- Task objective
Quote word for word the lines below, beginning with the first and ending with the one that has "import seaborn as sns". Drop the pictures.

- Data lines
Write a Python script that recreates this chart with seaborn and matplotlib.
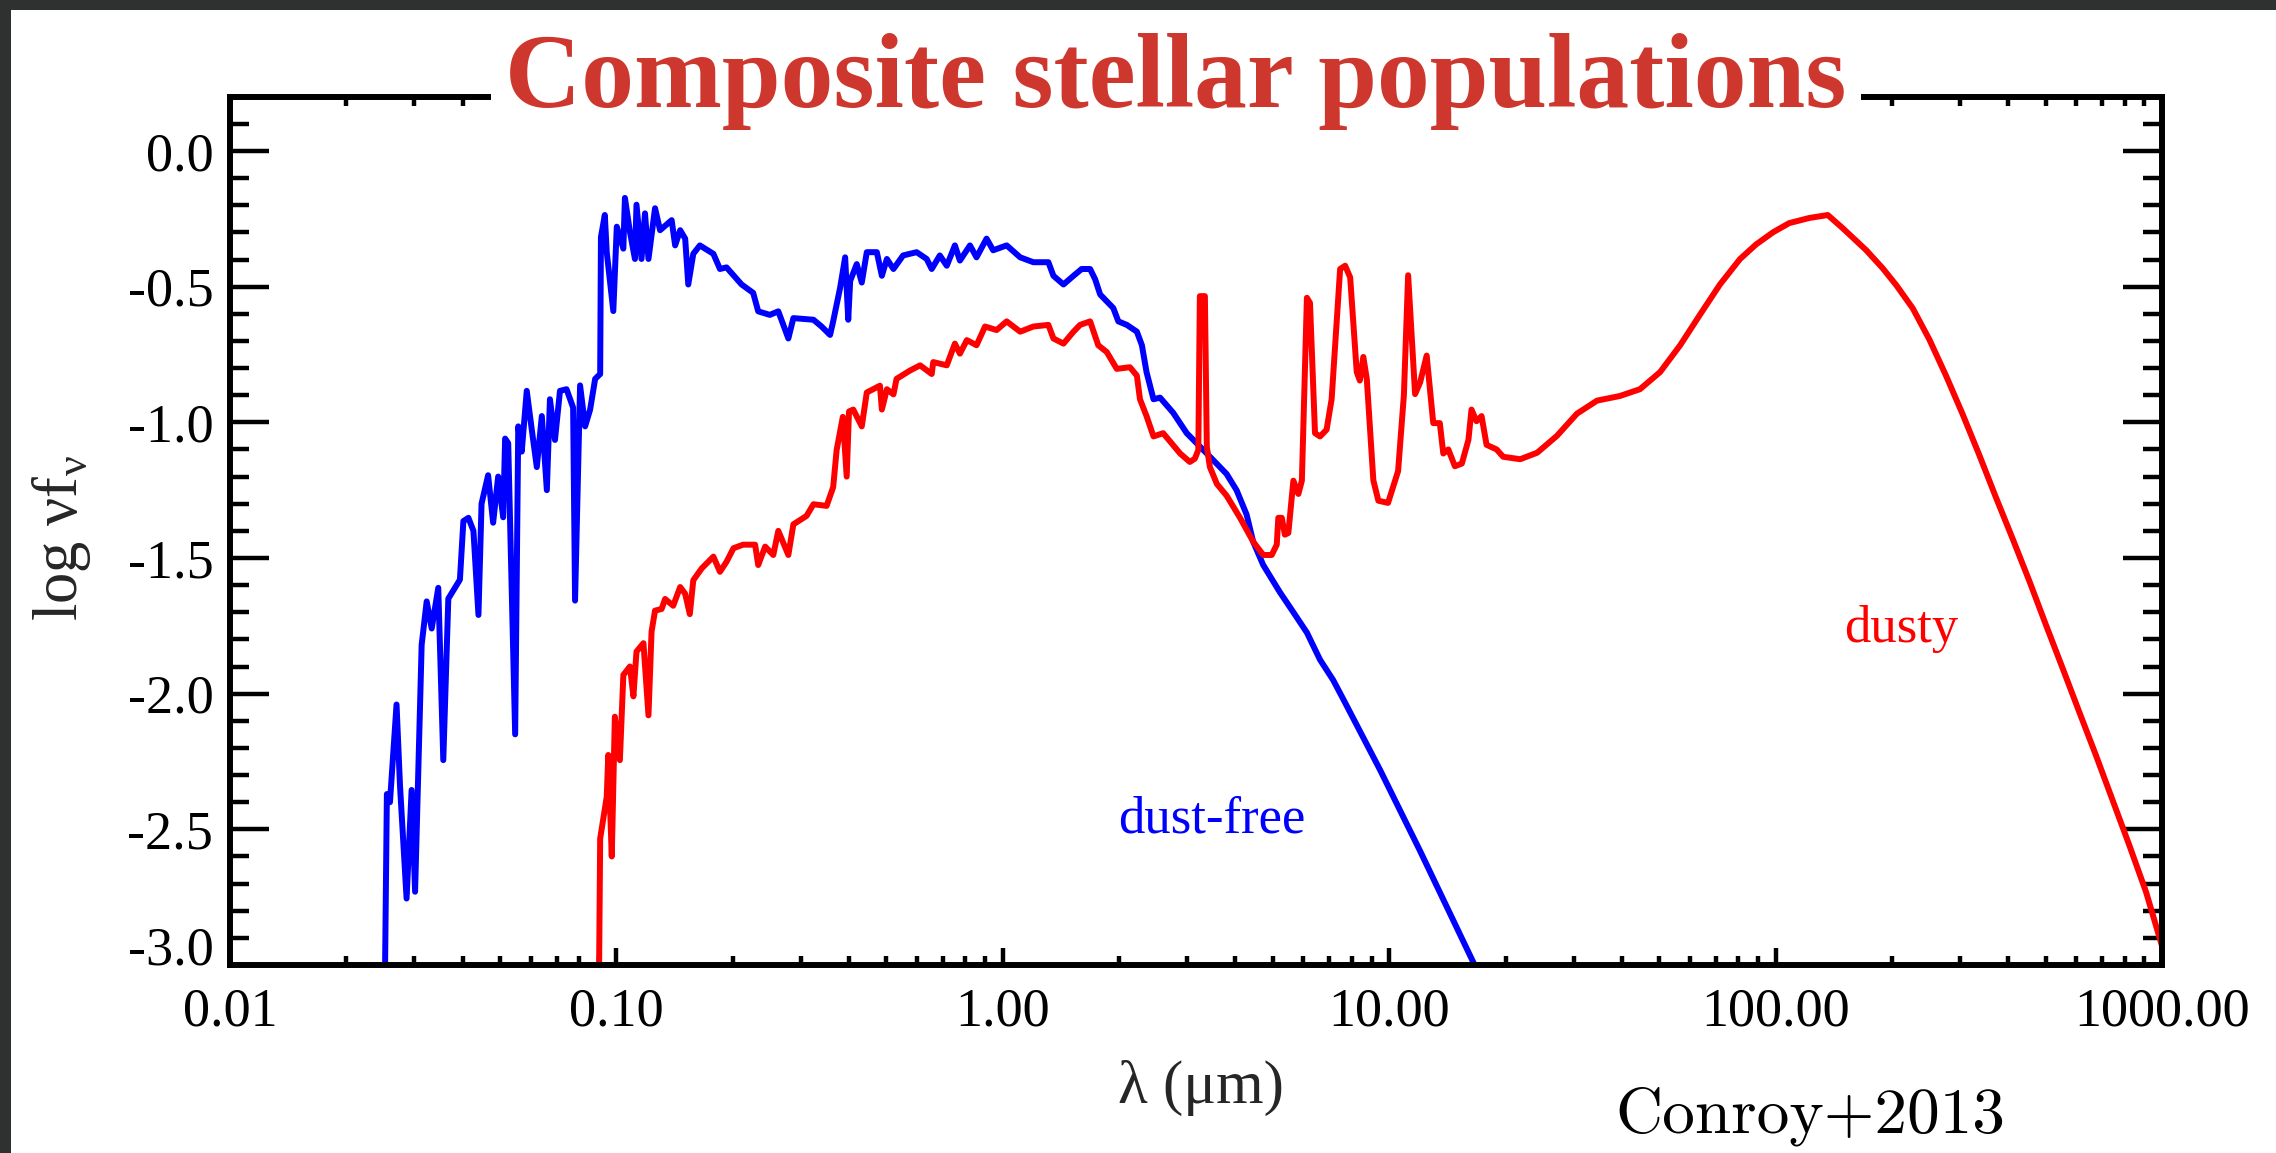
import numpy as np
import pandas as pd
import matplotlib
matplotlib.use("Agg")
import matplotlib.pyplot as plt
from matplotlib.patches import Rectangle
from matplotlib.ticker import LogLocator, MultipleLocator, NullFormatter
from matplotlib.transforms import ScaledTranslation
import seaborn as sns

# ---- spectra: log10(wavelength / um) and log(nu f_nu) ----
log_wave_dustfree = [
    -1.599, -1.594, -1.586, -1.569, -1.560, -1.543, -1.530, -1.521, -1.504, -1.491,
    -1.478, -1.461, -1.448, -1.435, -1.405, -1.396, -1.383, -1.370, -1.357, -1.349,
    -1.332, -1.319, -1.306, -1.293, -1.288, -1.280, -1.262, -1.254, -1.245, -1.232,
    -1.219, -1.206, -1.193, -1.180, -1.172, -1.159, -1.146, -1.129, -1.112, -1.107,
    -1.094, -1.081, -1.068, -1.055, -1.042, -1.040, -1.030, -1.025, -1.008, -0.999,
    -0.982, -0.978, -0.965, -0.952, -0.948, -0.935, -0.926, -0.917, -0.900, -0.887,
    -0.857, -0.848, -0.835, -0.822, -0.814, -0.801, -0.784, -0.749, -0.732, -0.715,
    -0.676, -0.646, -0.633, -0.603, -0.581, -0.555, -0.542, -0.490, -0.469, -0.447,
    -0.439, -0.421, -0.408, -0.400, -0.395, -0.378, -0.365, -0.352, -0.326, -0.313,
    -0.300, -0.283, -0.258, -0.223, -0.197, -0.184, -0.163, -0.145, -0.124, -0.111,
    -0.085, -0.068, -0.042, -0.025, 0.010, 0.045, 0.079, 0.118, 0.131, 0.157,
    0.183, 0.204, 0.226, 0.239, 0.252, 0.286, 0.299, 0.321, 0.347, 0.360,
    0.372, 0.390, 0.407, 0.441, 0.476, 0.528, 0.579, 0.605, 0.631, 0.648,
    0.674, 0.717, 0.752, 0.787, 0.821, 0.855, 0.881, 0.976, 1.080, 1.221, 1.240,
]
logf_dustfree = [
    -3.05, -2.37, -2.40, -2.04, -2.34, -2.755, -2.355, -2.73, -1.82, -1.66,
    -1.76, -1.61, -2.245, -1.65, -1.58, -1.364, -1.352, -1.40, -1.71, -1.30,
    -1.195, -1.37, -1.20, -1.35, -1.06, -1.077, -2.15, -1.015, -1.108, -0.884,
    -1.027, -1.165, -0.977, -1.25, -0.915, -1.065, -0.884, -0.878, -0.946, -1.657,
    -0.864, -1.015, -0.953, -0.84, -0.822, -0.317, -0.236, -0.373, -0.59, -0.279,
    -0.36, -0.173, -0.298, -0.398, -0.198, -0.398, -0.23, -0.398, -0.211, -0.292,
    -0.255, -0.348, -0.292, -0.323, -0.492, -0.379, -0.348, -0.379, -0.435, -0.429,
    -0.492, -0.523, -0.591, -0.604, -0.591, -0.691, -0.616, -0.622, -0.647, -0.678,
    -0.628, -0.504, -0.392, -0.622, -0.479, -0.417, -0.485, -0.373, -0.373, -0.46,
    -0.398, -0.435, -0.385, -0.373, -0.398, -0.435, -0.385, -0.423, -0.348, -0.404,
    -0.348, -0.392, -0.323, -0.366, -0.348, -0.392, -0.41, -0.41, -0.46, -0.492,
    -0.46, -0.435, -0.435, -0.473, -0.529, -0.579, -0.628, -0.641, -0.666, -0.716,
    -0.815, -0.915, -0.909, -0.965, -1.04, -1.115, -1.19, -1.25, -1.34, -1.44,
    -1.526, -1.626, -1.70, -1.775, -1.875, -1.95, -2.02, -2.28, -2.58, -3.0, -3.06,
]

log_wave_dusty = [
    -1.045, -1.042, -1.025, -1.021, -1.012, -1.004, -0.991, -0.982, -0.965, -0.956,
    -0.948, -0.930, -0.917, -0.909, -0.900, -0.883, -0.874, -0.853, -0.835, -0.822,
    -0.810, -0.801, -0.779, -0.749, -0.732, -0.715, -0.697, -0.672, -0.641, -0.633,
    -0.615, -0.594, -0.581, -0.555, -0.542, -0.508, -0.490, -0.456, -0.439, -0.430,
    -0.414, -0.404, -0.398, -0.387, -0.365, -0.352, -0.318, -0.313, -0.300, -0.283,
    -0.275, -0.240, -0.214, -0.184, -0.180, -0.145, -0.124, -0.111, -0.093, -0.068,
    -0.046, -0.016, 0.010, 0.045, 0.079, 0.118, 0.131, 0.157, 0.183, 0.200,
    0.226, 0.247, 0.269, 0.295, 0.329, 0.347, 0.355, 0.372, 0.390, 0.415,
    0.459, 0.484, 0.497, 0.506, 0.510, 0.523, 0.528, 0.536, 0.554, 0.579,
    0.614, 0.648, 0.674, 0.696, 0.709, 0.713, 0.722, 0.730, 0.739, 0.752,
    0.765, 0.774, 0.787, 0.795, 0.808, 0.821, 0.838, 0.851, 0.864, 0.873,
    0.886, 0.899, 0.916, 0.924, 0.933, 0.942, 0.959, 0.972, 0.997, 1.023,
    1.038, 1.049, 1.067, 1.080, 1.097, 1.114, 1.131, 1.140, 1.153, 1.170,
    1.188, 1.205, 1.213, 1.226, 1.239, 1.252, 1.278, 1.295, 1.339, 1.383,
    1.434, 1.486, 1.538, 1.597, 1.649, 1.701, 1.753, 1.804, 1.856, 1.908,
    1.949, 1.993, 2.035, 2.087, 2.135, 2.174, 2.234, 2.277, 2.312, 2.355,
    2.398, 2.441, 2.484, 2.527, 2.570, 2.614, 2.657, 2.700, 2.743, 2.786,
    2.829, 2.872, 2.915, 2.959, 3.000,
]
logf_dusty = [
    -3.05, -2.534, -2.38, -2.226, -2.60, -2.085, -2.245, -1.931, -1.90, -2.01,
    -1.845, -1.814, -2.08, -1.771, -1.694, -1.688, -1.651, -1.676, -1.607, -1.632,
    -1.707, -1.582, -1.538, -1.495, -1.551, -1.514, -1.464, -1.451, -1.451, -1.526,
    -1.458, -1.489, -1.40, -1.489, -1.376, -1.345, -1.302, -1.308, -1.239, -1.102,
    -0.98, -1.20, -0.96, -0.953, -1.015, -0.89, -0.865, -0.953, -0.878, -0.897,
    -0.84, -0.809, -0.79, -0.822, -0.778, -0.79, -0.71, -0.747, -0.697, -0.716,
    -0.647, -0.66, -0.628, -0.666, -0.647, -0.641, -0.691, -0.71, -0.666, -0.641,
    -0.628, -0.716, -0.741, -0.803, -0.797, -0.828, -0.915, -0.977, -1.052, -1.04,
    -1.115, -1.146, -1.134, -1.102, -0.535, -0.535, -1.09, -1.165, -1.227, -1.27,
    -1.352, -1.44, -1.489, -1.489, -1.451, -1.352, -1.352, -1.414, -1.408, -1.215,
    -1.264, -1.215, -0.541, -0.56, -1.04, -1.052, -1.027, -0.915, -0.628, -0.435,
    -0.423, -0.466, -0.815, -0.846, -0.759, -0.84, -1.214, -1.289, -1.297, -1.18,
    -0.9, -0.458, -0.896, -0.853, -0.754, -1.003, -1.003, -1.115, -1.10, -1.162,
    -1.152, -1.065, -0.953, -0.996, -0.977, -1.083, -1.10, -1.127, -1.136, -1.112,
    -1.05, -0.968, -0.92, -0.903, -0.878, -0.815, -0.716, -0.604, -0.492, -0.398,
    -0.345, -0.300, -0.266, -0.247, -0.236, -0.285, -0.365, -0.432, -0.494, -0.580,
    -0.695, -0.828, -0.970, -1.120, -1.276, -1.431, -1.586, -1.748, -1.907, -2.068,
    -2.227, -2.392, -2.557, -2.732, -2.93,
]

x_ticks = [0.01, 0.1, 1.0, 10.0, 100.0, 1000.0]
x_tick_labels = ["0.01", "0.10", "1.00", "10.00", "100.00", "1000.00"]
y_ticks = [0.0, -0.5, -1.0, -1.5, -2.0, -2.5, -3.0]
y_tick_labels = ["0.0", "-0.5", "-1.0", "-1.5", "-2.0", "-2.5", "-3.0"]

BLUE = "#0000ff"
RED = "#ff0000"
TITLE_RED = "#cd372d"

sns.set_style("ticks")
plt.rcParams["font.family"] = ["Liberation Serif", "DejaVu Serif"]

W, H = 2276, 1153
fig = plt.figure(figsize=(W / 100, H / 100), dpi=100, facecolor="white")

# axes box in pixel terms: x 230..2162, y 96.7..965 (from top)
ax = fig.add_axes([230 / W, 1 - 965 / H, 1932 / W, (965 - 96.7) / H])
ax.set_facecolor("white")
ax.set_xscale("log")

spectra = pd.concat([
    pd.DataFrame({"wave": 10 ** np.array(log_wave_dustfree), "flux": logf_dustfree,
                  "model": "dust-free"}),
    pd.DataFrame({"wave": 10 ** np.array(log_wave_dusty), "flux": logf_dusty,
                  "model": "dusty"}),
])

for name, color in [("dust-free", BLUE), ("dusty", RED)]:
    sns.lineplot(data=spectra[spectra["model"] == name], x="wave", y="flux",
                 ax=ax, color=color, linewidth=4.3, sort=False, estimator=None,
                 solid_joinstyle="round")

ax.set_xlim(0.01, 1000)
ax.set_ylim(-3.0, 0.2)

ax.set_xticks(x_ticks, labels=x_tick_labels)
ax.xaxis.set_minor_locator(LogLocator(base=10, subs=np.arange(2, 10)))
ax.xaxis.set_minor_formatter(NullFormatter())
ax.set_yticks(y_ticks, labels=y_tick_labels)
ax.yaxis.set_minor_locator(MultipleLocator(0.1))

for side in ["left", "right", "top", "bottom"]:
    ax.spines[side].set_visible(True)
    ax.spines[side].set_color("black")
    ax.spines[side].set_linewidth(4.3)

ax.tick_params(which="both", direction="in", top=True, right=True,
               color="black", width=3.2, labelsize=39, labelcolor="black")
ax.tick_params(axis="x", which="major", length=12, pad=16)
ax.tick_params(axis="x", which="minor", length=6.5)
ax.tick_params(axis="y", which="major", length=28, pad=12)
ax.tick_params(axis="y", which="minor", length=14)

for lab in ax.get_yticklabels():
    if lab.get_text() == "-3.0":
        lab.set_transform(lab.get_transform()
                          + ScaledTranslation(0, 14 / 72, fig.dpi_scale_trans))

ax.set_xlabel("λ (μm)", fontsize=44, va="baseline")
ax.xaxis.set_label_coords((1201 - 230) / 1932, (965 - 1103) / 868.3)
ax.set_ylabel("log νf$_{\\mathregular{ν}}$", fontsize=45, va="center")
ax.yaxis.set_label_coords((61 - 230) / 1932, (965 - 538) / 868.3)

# curve labels
ax.text(3.48, -2.51, "dust-free", color=BLUE, fontsize=38,
        ha="center", va="baseline")
ax.text(211, -1.809, "dusty", color=RED, fontsize=38,
        ha="center", va="baseline")

# heading sitting on the top frame line
fig.text(1176 / W, 1 - 107 / H, "Composite stellar populations",
         color=TITLE_RED, fontsize=76, fontweight="bold",
         family="Liberation Serif", ha="center", va="baseline",
         bbox=dict(boxstyle="square,pad=0.14", fc="white", ec="none"))

fig.text(1810 / W, 1 - 1133 / H, "Conroy+2013", color="black", fontsize=47,
         family=["cmr10", "DejaVu Serif"], ha="center", va="baseline")

# dark frame strips along the top and left edges
fig.patches.append(Rectangle((0, 1 - 10 / H), 1, 10 / H, transform=fig.transFigure,
                             facecolor="#2f3030", edgecolor="none", zorder=5))
fig.patches.append(Rectangle((0, 0), 11 / W, 1, transform=fig.transFigure,
                             facecolor="#2f3030", edgecolor="none", zorder=5))

fig.savefig("out.png", dpi=100, facecolor="white")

- Exercise answer
Write a Python script that recreates this chart with seaborn and matplotlib.
import numpy as np
import pandas as pd
import matplotlib
matplotlib.use("Agg")
import matplotlib.pyplot as plt
from matplotlib.patches import Rectangle
from matplotlib.ticker import LogLocator, MultipleLocator, NullFormatter
from matplotlib.transforms import ScaledTranslation
import seaborn as sns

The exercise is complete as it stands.